1993 Whitney Biennial in Seoul
An exhibition held from July 31 to September 8, 1993 at the National Museum of Contemporary Art, Korea (now MMCA), which was a travelling show of the New York, Whitney Biennial. The Seoul exhibition was the first Whitney Biennial exhibition to be held outside of the United States. The Whitney Biennial, which was held from March 4 to June 20, 1993 at the Whitney Museum of American Art, chose the topic of “cultural diversity” and focused on art based on categories of identity—race, culture, gender, and region. In terms of the different types of art, the exhibition included numerous installations, as well as video and film. The National Museum of Modern and Contemporary Art stated that they hosted the Whitney Biennial to “explore a new possibility of expression for art,” because the exhibition “expressed the contradictions, discord, and prejudices of modern American society from a very sincere and forward-looking perspective.” However, the Seoul and New York exhibitions were slightly different in their construction.
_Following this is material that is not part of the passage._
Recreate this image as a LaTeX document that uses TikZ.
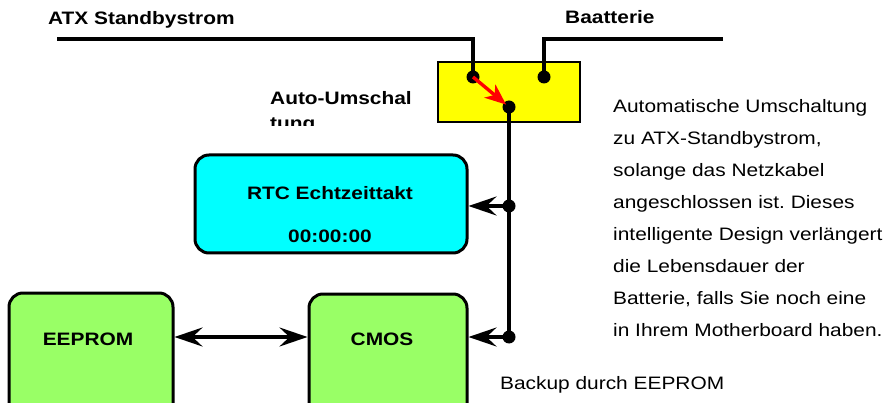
\documentclass[tikz,border=0pt]{standalone}
\usepackage{fontspec}
\setmainfont{Liberation Sans}[FakeStretch=1.16]
\usetikzlibrary{arrows.meta,calc}
\definecolor{rtccyan}{HTML}{00FFFF}
\definecolor{boxgreen}{HTML}{99FF66}
\definecolor{switchyellow}{HTML}{FFFF00}
\frenchspacing
\begin{document}
\begin{tikzpicture}[x=1pt,y=-1pt,
  wire/.style={line width=3.2pt},
  dotn/.style={circle,fill=black,inner sep=0pt,minimum size=13pt},
  roundbox/.style={draw=black,line width=3pt,rounded corners=14pt,inner sep=0pt},
  lbl/.style={inner sep=0pt,font=\fontsize{18}{22}\selectfont\bfseries},
  txt/.style={inner sep=0pt,font=\fontsize{18}{32}\selectfont},
  arr/.style={wire,-{Stealth[length=28pt,width=19pt,inset=10pt]}},
]
\clip (0,0) rectangle (891,403);
\fill[white] (0,0) rectangle (891,403);

% switch box
\node[draw=black,line width=2.4pt,fill=switchyellow,minimum width=142pt,minimum height=60pt,inner sep=0pt] (sw) at (509,92) {};
\node[dotn] (d1) at (473,77) {};
\node[dotn] (d2) at (544,77) {};
\node[dotn] (d3) at (509,107) {};
\coordinate (atxstart) at (57,39);
\coordinate (batend) at (723,39);
\draw[wire] (atxstart) -| (d1.center);
\draw[wire] (batend) -| (d2.center);
\draw[red,line width=3.4pt,-{Stealth[length=21pt,width=17pt,inset=6pt]}] (d1.center) -- ($(d1.center)!0.92!(d3.center)$);

% boxes
\node[roundbox,fill=rtccyan,minimum width=272pt,minimum height=98pt] (rtc) at (331,204) {};
\node[roundbox,fill=boxgreen,minimum width=158pt,minimum height=126pt] (cmos) at (388,357) {};
\node[roundbox,fill=boxgreen,minimum width=164pt,minimum height=127pt] (eeprom) at (91,356.5) {};

\node[lbl] (rtct) at (330,193) {RTC Echtzeittakt};
\node[lbl] (rtctime) at (330,236) {00:00:00};
\node[lbl] (cmost) at (382,339) {CMOS};
\node[lbl] (eepromt) at (88,339) {EEPROM};

% bus
\node[dotn] (j1) at (509,206) {};
\node[dotn] (j2) at (509,337) {};
\draw[wire] (d3.center) -- (j2.center);
\draw[arr] (j1.center) -- (j1.center -| rtc.east);
\draw[arr] (j2.center) -- (j2.center -| cmos.east);
\draw[wire,{Stealth[length=28pt,width=19pt,inset=10pt]}-{Stealth[length=28pt,width=19pt,inset=10pt]}] (eeprom.east |- j2.center) -- (cmos.west |- j2.center);

% labels
\node[lbl,anchor=base west] (atxl) at (48,25) {ATX Standbystrom};
\node[lbl,anchor=base west] (batl) at (565,24) {Baatterie};
\node[lbl,anchor=base west] (autol) at (270,105) {Auto-Umschal};
\begin{scope}
  \clip (260,108) rectangle (430,126);
  \node[lbl,anchor=base west] (autol2) at (270,130) {tung};
\end{scope}

\node[txt,anchor=north west,align=left] (desc) at (613,99) {Automatische Umschaltung\\zu ATX-Standbystrom,\\solange das Netzkabel\\angeschlossen ist. Dieses\\intelligente Design verlängert\\die Lebensdauer der\\Batterie, falls Sie noch eine\\in Ihrem Motherboard haben.};
\node[txt,anchor=base west] (backup) at (500,389) {Backup durch EEPROM};
\end{tikzpicture}
\end{document}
The New York exhibition featured 82 artists and 150 works of art, while the Korean exhibition featured 61 artists and 107 works of art. In consideration of transportation costs and difficulties, the larger artworks of Charles Ray and Gary Hill were replaced with other artworks, and the work of artists such as Nan Goldin and Cindy Sherman was also excluded based on the judgment of the museum concerning “Korean sensibilities,” which caused a controversy over censorship. The shocking style and themes displayed within the artworks had a significant impact on Korean art.
Park Hyunki
Park Hyunki (1942-2000) was a pioneering Korean video artist whose work focused on natural objects, such as water and stone, primarily using the medium of video. His oeuvre encompasses drawing, installation, performance art, and photography, among other genres. Born in Osaka, Japan, the artist returned to Daegu, his family’s hometown, in 1945 and settled in the city. He enrolled in the Department of Painting in the College of Fine Arts at Hongik University in 1961, but later changed his major to architecture. After graduation, he engaged both in the interior design business and artistic endeavors. Park has participated in the avant-garde art exhibition Daegu Contemporary Art Festival in Daegu since 1977. He was the first to experiment with video as a medium, thus significantly contributing to the development of Korean video art and the regional dissemination of experimental art. At the same time, he continued to join international exhibitions. The Water Tilting Performance featured at the Fifteenth São Paulo Biennale (1979) and Untitled (TV Stone Tower) submitted to the Eleventh Paris Biennale (1980) are the artist’s notable works that merge nature and media. In 1981, he also presented the performance project Pass through the City, in which he traversed the city center of Daegu with a giant stone to which a large mirror was attached on a trailer over sixteen meters long. From the 1990s onward and until his death, he continued his exploration of innovative mediums by working in photo-processing practice that he called “photo-media” and creating the installation The Mandala (1997), which composed geometric forms by assembling pornographic photos, and Presence and Reflection (1999), a video filming the movement of flowing water.